You've dug something interesting. Maybe a hammered coin caked in centuries of grime. Perhaps a Victorian brooch crusted with mud. Your instinct is to scrub it clean immediately. Stop right there. More finds are ruined at home than in the ground.

The first rule of cleaning detector finds is simple: do less than you think you should. That patina took centuries to develop. You can't put it back once it's gone. And in many cases, aggressive cleaning doesn't reveal detail - it erases it.

The Golden Rule: When In Doubt, Don't

Before you touch any find with anything harsher than water, ask yourself: could this be treasure? If there's any chance you'll be reporting this to your local Finds Liaison Officer, leave it exactly as you found it. Photograph it. Bag it. Let the experts decide how to proceed.
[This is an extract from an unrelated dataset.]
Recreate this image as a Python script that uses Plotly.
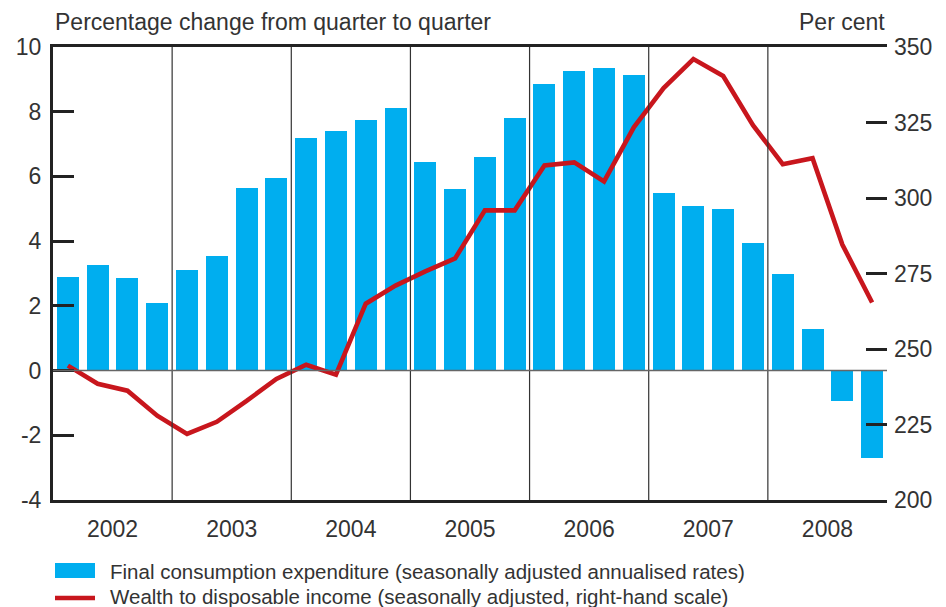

Museums actively prefer uncleaned finds. That crusty surface might look like worthless corrosion to you, but to a conservator, it contains information - soil traces, organic residue, evidence of burial conditions. Clean it and you've deleted data that can never be recovered.

Never Clean Potential Treasure: If you find gold, silver coins over 300 years old, or multiple prehistoric bronze objects, stop. Don't clean them. Photograph in situ if possible, record your GPS location, and report to your FLO. Cleaning can reduce both historical value and your reward payment.
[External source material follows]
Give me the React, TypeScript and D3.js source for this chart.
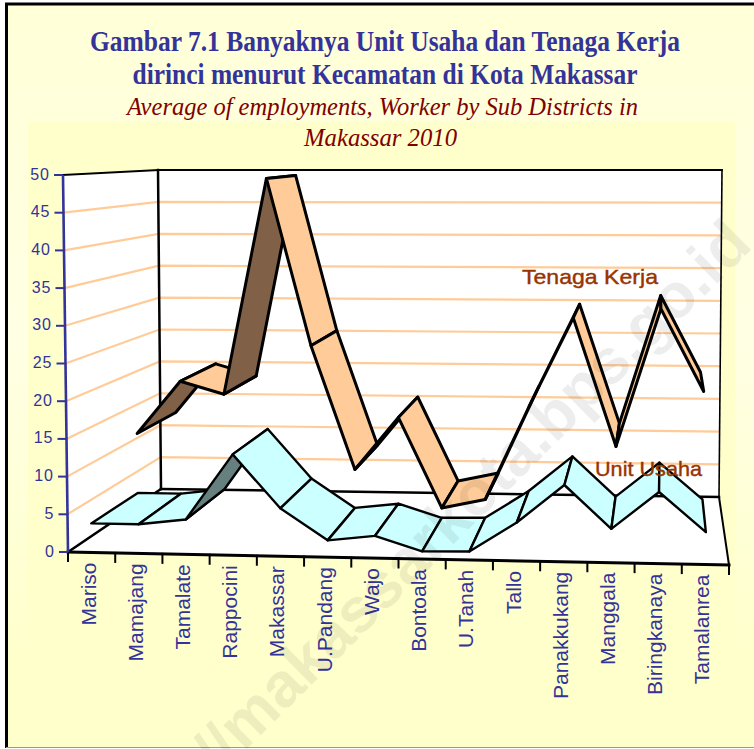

Safe Cleaning Methods by Material

Modern Coins (Post-1900): Rinse under warm water. Gently rub with your thumb to remove loose soil. Pat dry with a soft cloth. That's it. Wire brushes and abrasive cleaners will scratch the surface and destroy any remaining lustre.

Copper and Bronze: These are the trickiest. That green patina isn't damage - it's protection. Removing it exposes fresh metal that will corrode faster than before. For stable finds, a soak in distilled water (not tap water - the chlorine attacks metal) followed by gentle brushing with a soft toothbrush is usually enough. Let dry completely before storage.

Silver: Old silver develops a dark toning that collectors often prefer. If you must clean, avoid commercial silver polishes - they're too aggressive for ancient metal. A paste of bicarbonate of soda and distilled water, applied gently with your finger, will remove surface grime without stripping toning. Rinse thoroughly.

Iron: This is where most detectorists go wrong. Iron objects from acidic British soil are often held together by their rust. Chip away that rust and the object disintegrates. Seriously. For important iron finds, professional conservation (involving electrolysis and careful stabilisation) is the only safe approach. For common items, a soak in water to remove soil, gentle brushing, and coating with Renaissance Wax for long-term preservation is your best bet.

The Toothbrush Test: If you wouldn't clean your teeth with it, don't clean your finds with it. Soft bristles only. No wire brushes, no metal picks, no scrapers. The detail you're trying to reveal is often softer than the tools you're tempted to use.

What to Never Use

Every detectorist has heard a horror story about "miracle" cleaning solutions. Let's be clear about what destroys finds:

The Olive Oil Method

For particularly stubborn bronze and copper finds that aren't treasure-reportable, some experienced detectorists swear by the olive oil soak. Place your find in a container of olive oil and leave it for several weeks - sometimes months. The oil penetrates the encrustation slowly, loosening it from the metal beneath.

After soaking, use wooden toothpicks (not metal tools) to gently lift away loosened material. It's slow. It requires patience. But it works without removing patina or damaging detail. Rinse with warm soapy water and dry thoroughly when finished.

Long-Term Storage

Cleaning is only half the battle. How you store finds determines whether they survive another fifty years or crumble to dust. Keep these principles in mind:

When to Call a Professional

Some finds are simply beyond home cleaning. Fragile iron objects, corroded silver hoards, delicate gilding - these need expert conservation. Your local museum may offer advice, and professional conservators (though expensive) can stabilise and clean objects in ways impossible at home.

Remember: a professionally conserved find retains its value and integrity. An over-cleaned find is just a damaged object with a story you can never fully tell.

The finds in your collection represent irreplaceable pieces of history. They survived centuries in the ground. Don't let them become casualties of enthusiasm and a wire brush.